How do I get you to pay attention to this story? I could type out a balanced tale about an incremental change in White House spin and message control, relying on your discernment, patience and kindness toward all the creatures of the Earth. Or, I could say that Barack Obama is a cynical and manipulative liar. The first approach would get a modest number of thoughtful readers, but they probably wouldn't stay on the page very long. The second would excite the emotions. Conservatives would approve. Liberals would denounce it and point out the exaggerations. My editor would smile because the controversy would attract more readers.
This is trolling. I've decided against it, but the White House has not.
CBS' Major Garrett writes in National Journal about a new version of the "stray voltage" theory of communication in which the president purposefully overstates his case knowing that it will create controversy. Garrett describes it this way: "Controversy sparks attention, attention provokes conversation, and conversation embeds previously unknown or marginalized ideas in the public consciousness."
The most recent example was the pay gap between men and women.

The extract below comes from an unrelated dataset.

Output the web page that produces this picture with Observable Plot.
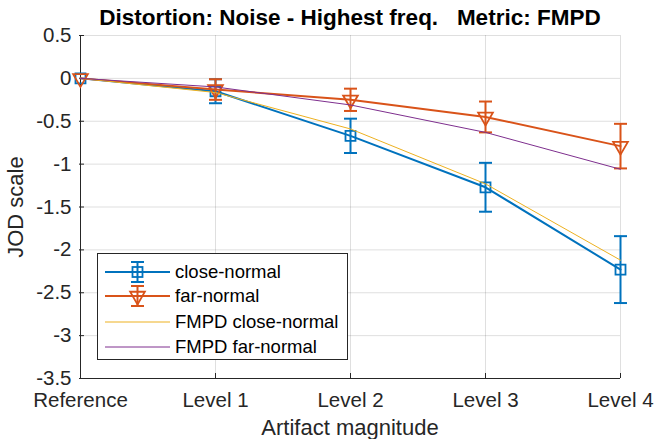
<!DOCTYPE html>
<html>
<head>
<meta charset="utf-8">
<script src="https://cdn.jsdelivr.net/npm/d3@7"></script>
<script src="https://cdn.jsdelivr.net/npm/@observablehq/plot@0.6"></script>
<style>
  html, body { margin: 0; padding: 0; background: #fff; overflow: hidden; }
  #wrap { position: relative; width: 654px; height: 439px; font-family: "Liberation Sans", Arial, sans-serif; color: #262626; }
  #wrap svg { font-family: "Liberation Sans", Arial, sans-serif; }
  .abs { position: absolute; white-space: pre; line-height: 1; }
  #title { left: 350px; top: 7px; transform: translateX(-50%); font-weight: bold; font-size: 22.5px; color: #000; }
  #xlabel { left: 350px; top: 417px; transform: translateX(-50%); font-size: 22px; }
  #ylabel { left: 16px; top: 207px; transform: translate(-50%, -50%) rotate(-90deg); font-size: 22px; }
  #legend { position: absolute; left: 97px; top: 253px; width: 249px; height: 105px; border: 1px solid #262626; background: #fff; }
  .row { position: absolute; left: 0; height: 24px; width: 249px; }
  .row svg { position: absolute; left: 0; top: 0; }
  .row span { position: absolute; left: 77px; top: 3px; font-size: 18.5px; line-height: 1; color: #000; white-space: pre; }
</style>
</head>
<body>
<div id="wrap">
  <div id="chart"></div>
  <div id="title" class="abs"></div>
  <div id="xlabel" class="abs"></div>
  <div id="ylabel" class="abs"></div>
  <div id="legend"></div>
</div>
<script>
// ---- data ----
const titleText = "Distortion: Noise - Highest freq.   Metric: FMPD";
const xLabel = "Artifact magnitude";
const yLabel = "JOD scale";
const categories = ["Reference", "Level 1", "Level 2", "Level 3", "Level 4"];
const yTicks = [-3.5, -3, -2.5, -2, -1.5, -1, -0.5, 0, 0.5];
const closeNormal = [0, -0.15, -0.67, -1.27, -2.23];
const closeErr = [0, 0.14, 0.20, 0.285, 0.39];
const farNormal = [0, -0.13, -0.25, -0.45, -0.79];
const farErr = [0, 0.12, 0.13, 0.18, 0.26];
const fmpdClose = [0, -0.165, -0.59, -1.23, -2.12];
const fmpdFar = [0, -0.10, -0.31, -0.63, -1.06];
const seriesNames = ["close-normal", "far-normal", "FMPD close-normal", "FMPD far-normal"];
const colors = ["#0072BD", "#D95319", "#EDB120", "#7E2F8E"];

// ---- build tables ----
const mk = (vals, errs) => categories.map((c, i) => ({x: c, y: vals[i], e: errs ? errs[i] : 0}));
const closeData = mk(closeNormal, closeErr);
const farData = mk(farNormal, farErr);
const fmpdCloseData = mk(fmpdClose);
const fmpdFarData = mk(fmpdFar);
const caps = (data) => data.filter(d => d.e > 0).flatMap(d => [{x: d.x, y: d.y - d.e}, {x: d.x, y: d.y + d.e}]);

// custom symbols
const capSym = {draw(ctx, size) { const r = Math.sqrt(size / Math.PI); ctx.moveTo(-r, 0); ctx.lineTo(r, 0); }};
const squareSym = {draw(ctx, size) { const r = Math.sqrt(size / Math.PI); ctx.moveTo(-r, -r); ctx.lineTo(r, -r); ctx.lineTo(r, r); ctx.lineTo(-r, r); ctx.closePath(); }};
const triDownSym = {draw(ctx, size) { const R = Math.sqrt(size / Math.PI); ctx.moveTo(0, R); ctx.lineTo(R * 0.866, -R / 2); ctx.lineTo(-R * 0.866, -R / 2); ctx.closePath(); }};

function errMarks(data, color, symbol, r) {
  return [
    Plot.ruleX(data.filter(d => d.e > 0), {x: "x", y1: d => d.y - d.e, y2: d => d.y + d.e, stroke: color, strokeWidth: 2}),
    Plot.dot(caps(data), {x: "x", y: "y", symbol: capSym, r: 6.5, stroke: color, fill: "none", strokeWidth: 2}),
    Plot.line(data, {x: "x", y: "y", stroke: color, strokeWidth: 2}),
    Plot.dot(data, {x: "x", y: "y", symbol: symbol, r: r, stroke: color, fill: "none", strokeWidth: 1.8})
  ];
}

const chart = Plot.plot({
  width: 654,
  height: 439,
  marginLeft: 79,
  marginRight: 34,
  marginTop: 35,
  marginBottom: 61,
  style: {fontSize: "20.5px", fontFamily: "Liberation Sans, Arial, sans-serif", background: "#fff", overflow: "visible"},
  x: {type: "point", domain: categories, padding: 0},
  y: {domain: [-3.5, 0.5]},
  marks: [
    Plot.gridY(yTicks, {stroke: "#262626", strokeOpacity: 0.15}),
    Plot.gridX(categories, {stroke: "#262626", strokeOpacity: 0.15}),
    Plot.ruleX([categories[0]], {stroke: "#262626"}),
    Plot.ruleY([-3.5], {stroke: "#262626"}),
    Plot.axisY(yTicks, {tickSize: -5, tickPadding: 13, tickFormat: d => String(d), label: null, color: "#262626", fontSize: 20.5}),
    Plot.axisX(categories, {tickSize: -5, tickPadding: 19, label: null, color: "#262626", fontSize: 20.5}),
    ...errMarks(closeData, colors[0], squareSym, 5),
    ...errMarks(farData, colors[1], triDownSym, 8.5),
    Plot.line(fmpdCloseData, {x: "x", y: "y", stroke: colors[2], strokeWidth: 1}),
    Plot.line(fmpdFarData, {x: "x", y: "y", stroke: colors[3], strokeWidth: 1})
  ]
});
document.getElementById("chart").appendChild(chart);

document.getElementById("title").textContent = titleText;
document.getElementById("xlabel").textContent = xLabel;
document.getElementById("ylabel").textContent = yLabel;

// ---- legend ----
const legend = document.getElementById("legend");
const rowTops = [6, 30, 56, 81];
const ns = "http://www.w3.org/2000/svg";
seriesNames.forEach((name, i) => {
  const row = document.createElement("div");
  row.className = "row";
  row.style.top = rowTops[i] + "px";
  const svg = document.createElementNS(ns, "svg");
  svg.setAttribute("width", 76); svg.setAttribute("height", 24);
  const cy = 12, cx = 39.5, c = colors[i];
  let html = `<line x1="7" x2="72" y1="${cy}" y2="${cy}" stroke="${c}" stroke-width="${i < 2 ? 2 : 1}"/>`;
  if (i < 2) {
    html += `<line x1="${cx}" x2="${cx}" y1="${cy - 10}" y2="${cy + 10}" stroke="${c}" stroke-width="2"/>`;
    html += `<line x1="${cx - 6.5}" x2="${cx + 6.5}" y1="${cy - 10}" y2="${cy - 10}" stroke="${c}" stroke-width="2"/>`;
    html += `<line x1="${cx - 6.5}" x2="${cx + 6.5}" y1="${cy + 10}" y2="${cy + 10}" stroke="${c}" stroke-width="2"/>`;
    if (i === 0) html += `<rect x="${cx - 5}" y="${cy - 5}" width="10" height="10" fill="none" stroke="${c}" stroke-width="1.8"/>`;
    else { const R = 8.5; html += `<path d="M${cx},${cy + R}L${cx + R * 0.866},${cy - R / 2}L${cx - R * 0.866},${cy - R / 2}Z" fill="none" stroke="${c}" stroke-width="1.8"/>`; }
  }
  svg.innerHTML = html;
  row.appendChild(svg);
  const t = document.createElement("span");
  t.textContent = name;
  row.appendChild(t);
  legend.appendChild(row);
});
</script>
</body>
</html>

The president issued executive orders to address the disparity, and Democrats pushed legislation in Congress. In making the case, the president and White House advisers used a figure they knew to be imprecise and controversial — a Census Bureau statistic that the median wages of working women in America are 77 percent of median wages earned by men.
Under this approach, a president wants the fact-checkers to call him out (again and again) because that hubbub keeps the issue in the news, which is good for promoting the issue to the public.
It is the political equivalent of "there is no such thing as bad publicity" or the quote attributed to Mae West (and others): "I don't care what the newspapers say about me as long as they spell my name right."
The tactic represents one more step in the embrace of cynicism that has characterized President Obama's journey in office.
Officials in every White House crowbar the facts to make their cases. Administration officials over time have also learned how to turn lemons into lemonade, harnessing the frenzied news coverage from a perceived White House miscue to the president's advantage. Losing the news cycles between 8 a.m. and 3 p.m. doesn't necessarily matter; if by the end of the saga you've got a coherent story to pitch, the frenzy has simply given you a larger audience who will listen to it.